■ STATED PROBLEM ■
Write out the listing, please, but only from its first line through the line containing "s7_y = [0.1230, 0.1449, 0.1529, 0.1613, 0.1752, 0.2167]", exactly as given and without pictures.

■ DATASET EXCERPT ■
* BEGIN *
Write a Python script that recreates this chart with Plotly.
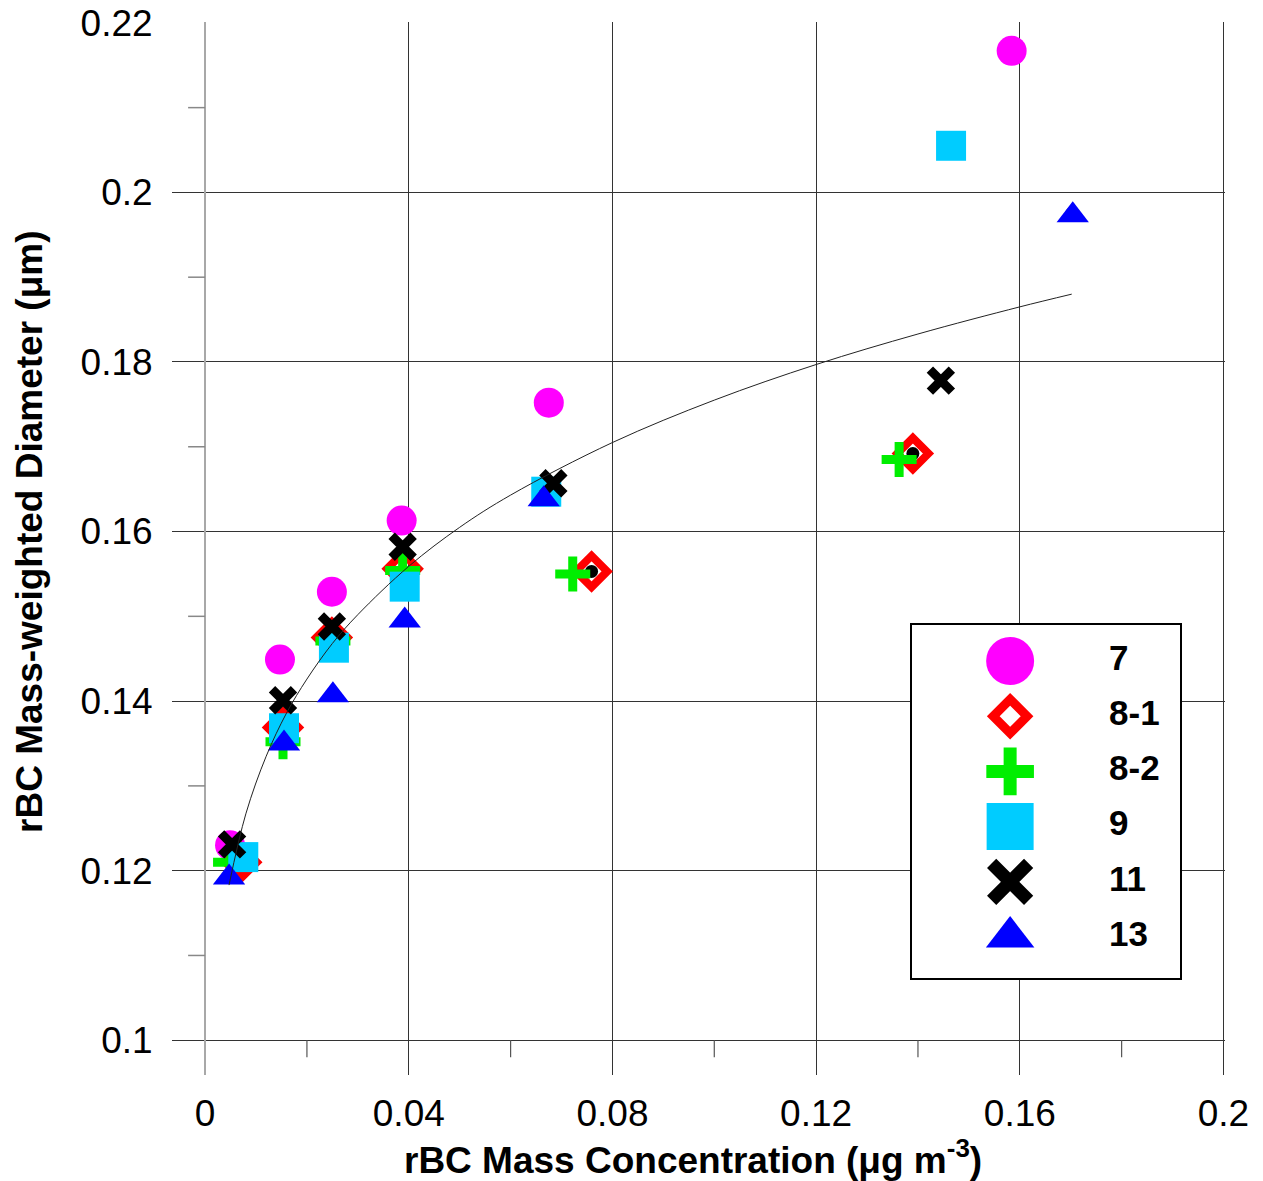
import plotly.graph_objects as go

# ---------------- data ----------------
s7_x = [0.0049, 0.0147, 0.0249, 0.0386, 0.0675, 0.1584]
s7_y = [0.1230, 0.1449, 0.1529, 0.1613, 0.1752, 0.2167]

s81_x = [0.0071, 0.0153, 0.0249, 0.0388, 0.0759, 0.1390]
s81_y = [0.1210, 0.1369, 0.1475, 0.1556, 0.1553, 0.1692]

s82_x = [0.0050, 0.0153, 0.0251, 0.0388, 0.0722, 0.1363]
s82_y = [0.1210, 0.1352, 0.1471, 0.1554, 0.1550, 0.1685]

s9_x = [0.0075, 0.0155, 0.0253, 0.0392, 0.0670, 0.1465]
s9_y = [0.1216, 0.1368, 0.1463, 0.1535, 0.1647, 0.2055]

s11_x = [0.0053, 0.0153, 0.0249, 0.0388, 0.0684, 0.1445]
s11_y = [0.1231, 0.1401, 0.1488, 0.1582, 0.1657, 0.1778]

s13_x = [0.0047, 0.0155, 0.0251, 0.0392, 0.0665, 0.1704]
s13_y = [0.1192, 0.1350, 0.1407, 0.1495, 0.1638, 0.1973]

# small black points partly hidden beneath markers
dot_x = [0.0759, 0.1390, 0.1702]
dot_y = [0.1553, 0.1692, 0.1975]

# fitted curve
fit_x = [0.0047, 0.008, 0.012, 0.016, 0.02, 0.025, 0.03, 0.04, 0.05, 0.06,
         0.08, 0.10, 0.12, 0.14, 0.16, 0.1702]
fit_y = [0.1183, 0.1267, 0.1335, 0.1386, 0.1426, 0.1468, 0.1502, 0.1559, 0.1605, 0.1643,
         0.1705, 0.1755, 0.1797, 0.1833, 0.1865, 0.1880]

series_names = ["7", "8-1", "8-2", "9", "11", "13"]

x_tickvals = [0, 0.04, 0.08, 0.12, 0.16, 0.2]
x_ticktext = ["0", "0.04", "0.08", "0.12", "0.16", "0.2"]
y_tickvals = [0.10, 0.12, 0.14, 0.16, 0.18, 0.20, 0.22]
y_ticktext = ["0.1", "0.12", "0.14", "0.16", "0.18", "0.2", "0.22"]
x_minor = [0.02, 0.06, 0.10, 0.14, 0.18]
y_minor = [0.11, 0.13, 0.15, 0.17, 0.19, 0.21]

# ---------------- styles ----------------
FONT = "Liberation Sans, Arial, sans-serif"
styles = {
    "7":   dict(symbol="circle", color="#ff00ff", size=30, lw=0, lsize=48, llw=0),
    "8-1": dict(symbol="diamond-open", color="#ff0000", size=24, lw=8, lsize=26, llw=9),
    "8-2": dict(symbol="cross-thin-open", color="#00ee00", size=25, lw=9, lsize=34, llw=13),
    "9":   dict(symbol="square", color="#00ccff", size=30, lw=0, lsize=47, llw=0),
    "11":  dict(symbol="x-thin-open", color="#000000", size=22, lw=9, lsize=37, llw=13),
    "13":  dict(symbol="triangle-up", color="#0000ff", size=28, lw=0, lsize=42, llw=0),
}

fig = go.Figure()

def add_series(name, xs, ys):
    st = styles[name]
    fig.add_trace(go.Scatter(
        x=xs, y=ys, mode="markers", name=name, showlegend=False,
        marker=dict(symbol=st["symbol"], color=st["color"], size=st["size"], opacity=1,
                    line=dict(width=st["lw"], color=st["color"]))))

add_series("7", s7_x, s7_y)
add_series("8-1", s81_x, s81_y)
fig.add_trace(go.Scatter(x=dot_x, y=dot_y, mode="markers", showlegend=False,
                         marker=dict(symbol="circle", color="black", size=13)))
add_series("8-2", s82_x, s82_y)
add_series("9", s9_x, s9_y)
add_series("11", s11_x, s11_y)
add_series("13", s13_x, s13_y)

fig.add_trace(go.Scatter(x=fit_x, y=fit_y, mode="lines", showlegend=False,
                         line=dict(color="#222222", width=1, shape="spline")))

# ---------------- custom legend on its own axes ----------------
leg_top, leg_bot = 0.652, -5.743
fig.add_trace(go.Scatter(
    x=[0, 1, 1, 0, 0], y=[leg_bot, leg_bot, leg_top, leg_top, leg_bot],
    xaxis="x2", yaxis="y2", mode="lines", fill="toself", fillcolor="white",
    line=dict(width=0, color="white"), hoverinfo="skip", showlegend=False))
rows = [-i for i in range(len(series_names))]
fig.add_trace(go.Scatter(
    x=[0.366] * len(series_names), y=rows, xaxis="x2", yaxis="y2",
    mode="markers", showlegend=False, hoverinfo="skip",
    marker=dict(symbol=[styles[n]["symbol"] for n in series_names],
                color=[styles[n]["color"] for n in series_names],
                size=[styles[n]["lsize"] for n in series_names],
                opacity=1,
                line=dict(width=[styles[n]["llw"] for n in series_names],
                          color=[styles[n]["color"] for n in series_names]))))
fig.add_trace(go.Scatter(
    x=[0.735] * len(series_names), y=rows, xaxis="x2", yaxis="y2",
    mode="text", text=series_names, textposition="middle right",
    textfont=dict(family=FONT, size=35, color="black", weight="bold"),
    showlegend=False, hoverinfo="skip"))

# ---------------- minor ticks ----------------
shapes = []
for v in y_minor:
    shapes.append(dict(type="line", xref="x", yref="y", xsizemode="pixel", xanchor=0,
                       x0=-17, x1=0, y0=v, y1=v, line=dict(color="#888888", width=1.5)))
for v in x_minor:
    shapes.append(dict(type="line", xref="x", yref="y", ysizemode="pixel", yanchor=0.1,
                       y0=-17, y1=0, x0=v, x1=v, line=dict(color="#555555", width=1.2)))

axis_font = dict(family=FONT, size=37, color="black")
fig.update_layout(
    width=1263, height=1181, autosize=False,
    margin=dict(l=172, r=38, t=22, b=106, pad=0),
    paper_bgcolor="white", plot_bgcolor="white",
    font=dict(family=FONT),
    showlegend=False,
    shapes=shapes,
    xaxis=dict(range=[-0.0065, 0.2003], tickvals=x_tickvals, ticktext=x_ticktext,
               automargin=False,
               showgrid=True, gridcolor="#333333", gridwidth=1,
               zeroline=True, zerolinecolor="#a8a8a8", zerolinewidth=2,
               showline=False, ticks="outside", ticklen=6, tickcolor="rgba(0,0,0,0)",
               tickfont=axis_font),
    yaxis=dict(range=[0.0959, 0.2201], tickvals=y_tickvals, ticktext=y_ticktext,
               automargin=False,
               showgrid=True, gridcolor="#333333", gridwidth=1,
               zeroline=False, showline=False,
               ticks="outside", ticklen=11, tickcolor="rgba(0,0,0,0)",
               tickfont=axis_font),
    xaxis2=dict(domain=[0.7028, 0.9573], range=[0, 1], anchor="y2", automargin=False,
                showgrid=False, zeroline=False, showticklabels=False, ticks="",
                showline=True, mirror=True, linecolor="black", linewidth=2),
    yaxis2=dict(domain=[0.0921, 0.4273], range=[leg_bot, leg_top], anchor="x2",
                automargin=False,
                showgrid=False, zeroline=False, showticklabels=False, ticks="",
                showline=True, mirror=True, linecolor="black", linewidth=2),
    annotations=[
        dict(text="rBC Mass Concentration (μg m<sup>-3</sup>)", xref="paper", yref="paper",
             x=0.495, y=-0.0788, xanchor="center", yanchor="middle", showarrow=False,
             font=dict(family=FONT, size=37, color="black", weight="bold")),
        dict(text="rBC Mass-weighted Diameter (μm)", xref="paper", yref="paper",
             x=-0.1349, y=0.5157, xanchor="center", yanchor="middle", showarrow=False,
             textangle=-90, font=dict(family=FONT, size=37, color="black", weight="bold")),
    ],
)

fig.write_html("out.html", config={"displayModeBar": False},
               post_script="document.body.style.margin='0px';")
* END *
■ SOLUTION TO THIS PROBLEM ■
Write a Python script that recreates this chart with Plotly.
import plotly.graph_objects as go

# ---------------- data ----------------
s7_x = [0.0049, 0.0147, 0.0249, 0.0386, 0.0675, 0.1584]
s7_y = [0.1230, 0.1449, 0.1529, 0.1613, 0.1752, 0.2167]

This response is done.